Die angestrebte Umstrukturierung mit Ausbau der Reha-Klinik sei zudem förderfähig, es könnten Mittel aus dem Strukturfonds fließen. Das Ministerium weist darauf hin, dass gleich vier Kliniken im Umfeld alle wichtigen Disziplinen der Notfallversorgung anbieten: Die Häuser in Brandenburg/Havel, Bad Belzig, Ludwigsfelde und Potsdam seien in Fahrzeiten von 29 bis 37 Minuten erreichbar. „Die wohnortnahe regionale Versorgung wäre weiterhin gesichert. Und vor allem gäbe es so eine Zukunft für den Gesundheitsstandort Lehnin“, so Ministeriumssprecher Tobias Arbinger.

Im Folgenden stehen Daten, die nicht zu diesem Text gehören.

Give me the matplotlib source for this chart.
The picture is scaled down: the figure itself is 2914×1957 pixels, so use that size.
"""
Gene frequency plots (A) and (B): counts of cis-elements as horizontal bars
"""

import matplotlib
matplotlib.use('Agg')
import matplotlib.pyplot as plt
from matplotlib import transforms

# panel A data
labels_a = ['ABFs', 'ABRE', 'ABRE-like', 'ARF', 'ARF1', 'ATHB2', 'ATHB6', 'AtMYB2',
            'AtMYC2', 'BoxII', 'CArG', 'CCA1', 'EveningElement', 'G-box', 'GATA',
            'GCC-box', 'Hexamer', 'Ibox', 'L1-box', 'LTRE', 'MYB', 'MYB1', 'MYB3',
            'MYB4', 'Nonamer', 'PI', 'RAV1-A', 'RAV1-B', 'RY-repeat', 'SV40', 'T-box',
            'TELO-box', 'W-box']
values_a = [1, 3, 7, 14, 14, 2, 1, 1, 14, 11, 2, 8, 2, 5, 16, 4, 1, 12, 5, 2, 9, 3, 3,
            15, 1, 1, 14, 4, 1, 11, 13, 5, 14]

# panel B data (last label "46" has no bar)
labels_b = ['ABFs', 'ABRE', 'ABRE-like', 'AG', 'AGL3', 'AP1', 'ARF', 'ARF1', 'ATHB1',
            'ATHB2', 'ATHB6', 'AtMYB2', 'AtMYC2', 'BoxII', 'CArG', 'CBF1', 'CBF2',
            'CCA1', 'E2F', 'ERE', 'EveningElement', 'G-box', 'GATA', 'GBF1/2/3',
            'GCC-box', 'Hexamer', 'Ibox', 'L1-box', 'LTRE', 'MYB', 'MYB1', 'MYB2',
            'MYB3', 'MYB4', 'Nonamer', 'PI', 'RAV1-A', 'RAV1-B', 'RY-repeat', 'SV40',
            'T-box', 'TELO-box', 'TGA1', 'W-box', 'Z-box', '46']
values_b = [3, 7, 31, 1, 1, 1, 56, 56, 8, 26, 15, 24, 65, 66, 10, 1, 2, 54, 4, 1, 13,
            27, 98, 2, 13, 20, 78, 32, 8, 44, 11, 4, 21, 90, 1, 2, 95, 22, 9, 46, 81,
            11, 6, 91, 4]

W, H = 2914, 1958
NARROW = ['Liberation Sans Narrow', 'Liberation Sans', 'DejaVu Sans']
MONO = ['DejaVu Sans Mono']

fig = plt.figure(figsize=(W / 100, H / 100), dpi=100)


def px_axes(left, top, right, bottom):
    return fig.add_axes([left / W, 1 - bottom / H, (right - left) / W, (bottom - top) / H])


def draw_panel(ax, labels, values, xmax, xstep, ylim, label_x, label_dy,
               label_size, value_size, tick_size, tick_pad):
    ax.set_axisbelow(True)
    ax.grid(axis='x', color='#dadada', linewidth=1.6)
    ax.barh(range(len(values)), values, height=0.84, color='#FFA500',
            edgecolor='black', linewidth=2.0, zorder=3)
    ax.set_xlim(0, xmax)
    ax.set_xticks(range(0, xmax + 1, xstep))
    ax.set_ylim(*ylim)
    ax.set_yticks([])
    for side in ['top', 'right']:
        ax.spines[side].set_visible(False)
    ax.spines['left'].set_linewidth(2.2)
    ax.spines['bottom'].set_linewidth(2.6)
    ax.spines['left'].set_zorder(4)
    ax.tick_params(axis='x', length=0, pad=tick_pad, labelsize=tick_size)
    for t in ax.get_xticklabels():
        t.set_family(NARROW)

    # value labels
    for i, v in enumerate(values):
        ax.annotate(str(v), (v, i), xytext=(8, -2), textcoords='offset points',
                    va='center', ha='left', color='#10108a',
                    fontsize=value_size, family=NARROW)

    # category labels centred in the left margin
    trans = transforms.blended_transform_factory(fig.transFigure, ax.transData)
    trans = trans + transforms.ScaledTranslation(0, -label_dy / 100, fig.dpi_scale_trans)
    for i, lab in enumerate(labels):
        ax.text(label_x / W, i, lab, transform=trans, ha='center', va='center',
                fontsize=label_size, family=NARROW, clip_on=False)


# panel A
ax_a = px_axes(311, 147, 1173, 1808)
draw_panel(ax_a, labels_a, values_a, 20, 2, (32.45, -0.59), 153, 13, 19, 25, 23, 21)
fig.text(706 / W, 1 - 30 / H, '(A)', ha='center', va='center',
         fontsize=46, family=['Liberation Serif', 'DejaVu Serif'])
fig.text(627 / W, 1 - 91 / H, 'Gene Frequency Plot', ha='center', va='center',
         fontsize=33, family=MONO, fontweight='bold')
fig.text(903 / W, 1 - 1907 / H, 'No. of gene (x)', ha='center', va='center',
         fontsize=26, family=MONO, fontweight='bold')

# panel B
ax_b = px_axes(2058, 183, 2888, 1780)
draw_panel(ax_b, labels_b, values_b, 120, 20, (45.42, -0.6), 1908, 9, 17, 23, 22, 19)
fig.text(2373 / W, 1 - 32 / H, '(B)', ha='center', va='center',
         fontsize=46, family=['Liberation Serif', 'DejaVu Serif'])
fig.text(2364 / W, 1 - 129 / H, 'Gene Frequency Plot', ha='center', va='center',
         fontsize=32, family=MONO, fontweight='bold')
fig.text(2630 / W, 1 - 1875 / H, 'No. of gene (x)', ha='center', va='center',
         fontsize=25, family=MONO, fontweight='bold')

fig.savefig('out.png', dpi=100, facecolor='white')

Schließungstermin noch unklar

Wann genau die Schließung der Inneren Medizin erfolgen soll, ist derzeit unklar. Offen ist auch, wie vor Ort mit der Unsicherheit umgegangen wird: Eine entsprechende Anfrage der PNN blieb bis Dienstagabend unbeantwortet. Ärzte und Pflegedirektion waren telefonisch nicht erreichbar beziehungsweise wollten sich nicht äußern. Immerhin: Um seinen Arbeitsplatz muss wohl kein Arzt oder Pfleger fürchten, allen Beschäftigten ist laut Diakonie-Sprecher Alexander Schulz eine Arbeitsplatzgarantie gegeben worden. Allerdings werden sie womöglich an andere Standorte versetzt.

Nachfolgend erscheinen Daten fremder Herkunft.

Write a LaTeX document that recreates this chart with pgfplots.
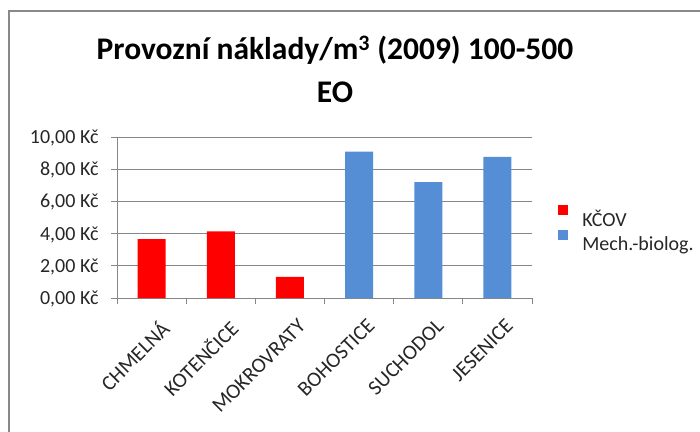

Die Vernetzung von Ärzten vor Ort soll verbessert werden.
Die Vernetzung von Ärzten vor Ort soll verbessert werden.

© Patrick Pleul/dpa

Anfang März hatte auch die Gemeinde Lehnin zu gemeinsamen Gesprächen mit dem Diakonissenhaus und niedergelassenen Ärzten sowie Kreis- und Landtagsabgeordneten geladen. Ergebnis: Es soll eine engere Kooperation zwischen Diakonissenhaus und Ärzten geben. Bürgermeister Uwe Brückner (parteilos) hofft laut einer Pressemitteilung, „dass es gemeinsam gelingen wird, den Gesundheitsstandort Lehnin weiter zu entwickeln und ein medizinisches Netzwerk zum Wohle der Patienten aufzubauen.“

Allerdings: Die Arbeit am Netzwerk ist derzeit zum Erliegen gekommen, da sowohl Ärzte als auch Gemeinde aktuell mit der Bewältigung der Pandemie ausgelastet sind. Das bestätigte Gemeindesprecher René Paul-Peters den PNN auf Nachfrage. Natürlich sei es schade, den Klinikstandort zu verlieren. Als Kommune habe man aber keine anderen Möglichkeiten, den Verlust abzufedern, als die Bildung eines Netzwerkes zu unterstützen – wenn das denn wieder möglich ist.